Browserbear is a cloud-based tool for automating web browsing tasks. You can use it to save structured data, test websites, and capture screenshots, among other things.
Using Browserbear, you can easily automate actions based on specific conditions by creating a task and triggering it using the REST API or no-code tools such as Zapier and Make. By integrating this task with other tools, you can save, manipulate, and optimize your data. This frees you from manual, repetitive work and allows you to focus on more important tasks.
What is Airtable?
Airtable is a cloud-based platform that brings together the best of spreadsheets and relational data management tools. With over 1,000 native integrations, this app makes it easy to create custom workflows in a few clicks.
Third-party integration services, scripting extensions, automation scripts, webhook triggers, and an enterprise API (Application Programming Interface) also make it possible to take advantage of other apps’ capabilities.
What You Will Create
The structured data you scrape needs to be put into a database before you can use it in other workflows. But it’s not always efficient to manually upload a CSV file whenever you have a new set of data to work with. We will be setting up an automation that scrapes the Browserbear blog page then sends the data to Airtable, creating records for every separate item.
The tools you will be using are:
- Airtable : To store blog card information
- Browserbear : To create a browser automation that scrapes blog card information
- Zapier : To trigger actions in different programs based on pre-specified commands
By the end of the tutorial, you should be able to automatically populate an Airtable database with data:
All you need is a Browserbear task, an Airtable base, and Zapier to tie it all together.
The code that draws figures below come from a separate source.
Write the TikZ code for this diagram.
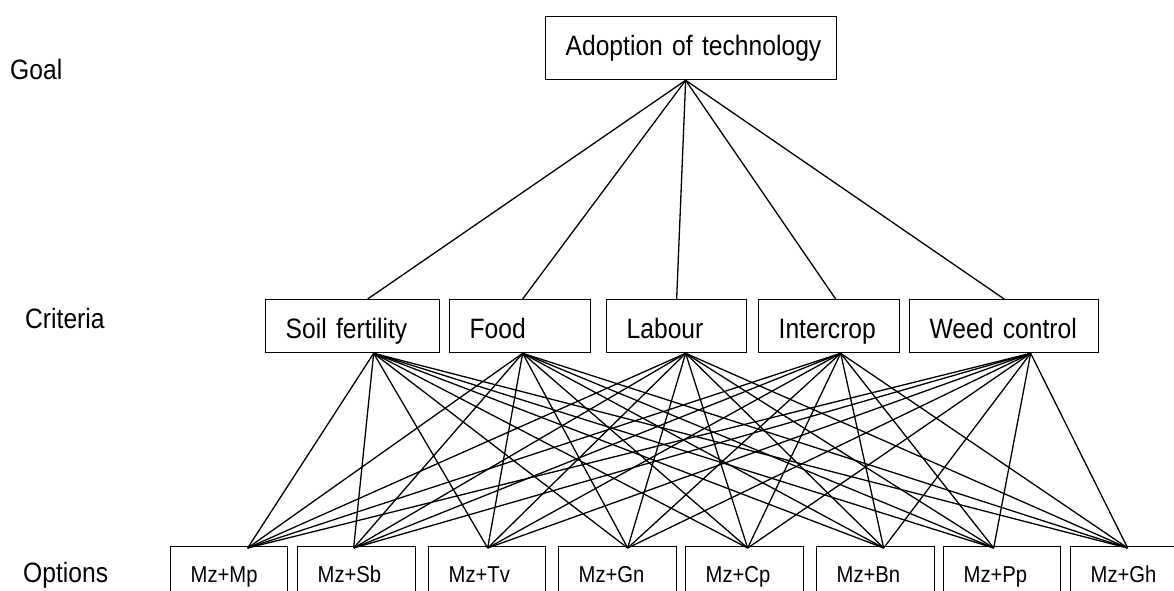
\documentclass[tikz,border=0pt]{standalone}
\usepackage{fontspec}
\setmainfont{Liberation Sans}[FakeStretch=0.88,WordSpace=0.8]
\begin{document}
\begin{tikzpicture}[x=1pt,y=-1pt,
  box/.style={draw=black,line width=1.3pt,anchor=north west,inner xsep=20pt,inner ysep=0pt,align=left,font=\fontsize{28}{33}\selectfont},
  optbox/.style={draw=black,line width=1.3pt,anchor=north west,inner xsep=20pt,inner ysep=0pt,align=left,font=\fontsize{23}{27}\selectfont,minimum height=54pt,text height=18pt,text depth=0pt},
  side/.style={anchor=base west,inner sep=0pt,font=\fontsize{28}{33}\selectfont},
  link/.style={draw=black,line width=1.3pt}]
\path[use as bounding box] (0,0) rectangle (1174,590);
\clip (0,0) rectangle (1174,590);
\fill[white] (0,0) rectangle (1174,590);
% side labels
\node[side] (lgoal) at (10,79) {Goal};
\node[side] (lcrit) at (25,328) {Criteria};
\node[side] (lopt) at (23,582) {Options};
% goal
\node[box,inner xsep=20pt,text width=251pt,minimum height=63pt,text height=20pt,text depth=5pt] (goal) at (545,16) {\mbox{Adoption of technology}};
% criteria
\node[box,text width=134pt,minimum height=53pt,text height=26pt,text depth=1pt] (soil) at (265,299) {\mbox{Soil fertility}};
\node[box,text width=101pt,minimum height=53pt,text height=26pt,text depth=1pt] (food) at (449,299) {Food};
\node[box,text width=100pt,minimum height=53pt,text height=26pt,text depth=1pt] (labour) at (606,299) {Labour};
\node[box,text width=101pt,minimum height=53pt,text height=26pt,text depth=1pt] (inter) at (758,299) {Intercrop};
\node[box,text width=149pt,minimum height=53pt,text height=26pt,text depth=1pt] (weed) at (909,299) {\mbox{Weed control}};
% options
\node[optbox,text width=77pt] (mp) at (170,546) {Mz+Mp};
\node[optbox,text width=78pt] (sb) at (297,546) {Mz+Sb};
\node[optbox,text width=77pt] (tv) at (428,546) {Mz+Tv};
\node[optbox,text width=78pt] (gn) at (558,546) {Mz+Gn};
\node[optbox,text width=78pt] (cp) at (685,546) {Mz+Cp};
\node[optbox,text width=78pt] (bn) at (816,546) {Mz+Bn};
\node[optbox,text width=77pt] (pp) at (943,546) {Mz+Pp};
\node[optbox,text width=77pt] (gh) at (1070,546) {Mz+Gh};
% goal to criteria
\foreach \c/\s in {soil/15,food/2.5,labour/0,inter/6.5,weed/0}
  \draw[link] ([xshift=-5.5pt]goal.south) -- ([xshift=\s pt]\c.north);
% criteria to options
\foreach \c/\cs in {soil/21,food/2.5,labour/9,inter/11.5,weed/26.5}
  \foreach \o/\os in {mp/18.5,sb/-3,tv/0.5,gn/10,cp/3,bn/8,pp/-8.5,gh/-1.5}
    \draw[link] ([xshift=\cs pt]\c.south) -- ([xshift=\os pt,yshift=-2pt]\o.north);
\end{tikzpicture}
\end{document}
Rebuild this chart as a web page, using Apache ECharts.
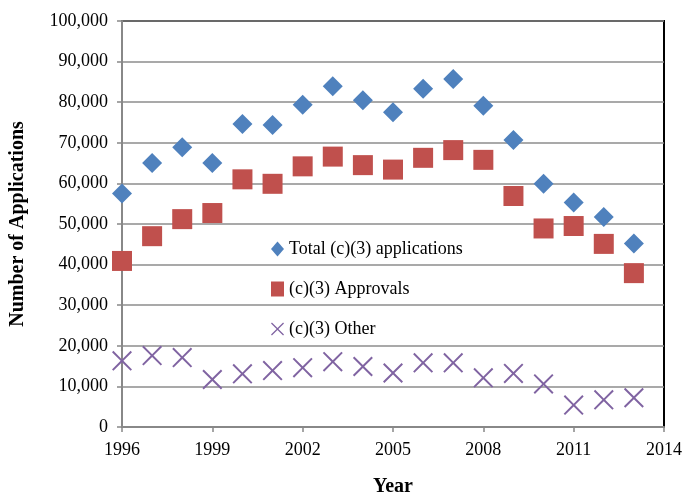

How to Send Scraped Structured Data to Airtable
Airtable's many integrations make it a viable storage option for your scraped data from Browserbear. Setting up a workflow with Zapier allows you to automatically create up to 10 new records of scraped data at a time, reducing manual effort on your part.
Here's how to set up a workflow that sends scraped structured data to Airtable:
Create a Browserbear Task
Log into your Browserbear account (or create a free trial account if you don’t have one—no credit card required! 🎉). Go to the Tasks tab, then click Create a Task.
Name the task, then click Save.
You’ll now be on a task page where you can add steps, run your automation, and view completed runs.
Click Add Step and set up the following actions:
Step 1: Go
This step instructs Browserbear to go to a URL and wait until it has loaded.
Choose go as the Action and insert your destination URL. Select networkidle as the wait instructions.
Bear Tip 🐻: The networkidle load instruction waits until no new network requests are made for 500 ms and is safest in the majority of situations. Other options include domcontentloaded and load.
Step 2: Save Structured Data
This step will define a container and the elements you want to scrape within it. You’ll only need to set up the scraping process for one container—it will then apply to all others on the page that contain the same elements.
The Browserbear blog page has six blog cards. Let’s set up a scraping action for the first one.
Choose save_structured_data as the Action.
You will need to use the Browserbear Helper Chrome extension for the helper configs. Activate the extension on the fully loaded destination website.
Hover over the parent container. You should see a blue outline indicate the selection.
Click the element, then copy the config that appears in the pop up window.
Insert it into the Helper section of your save_structured_data step.
Now, let’s set up the individual HTML elements you want scraped. Return to your fully loaded destination, hover over the element you want to select, and click when you see a blue outline.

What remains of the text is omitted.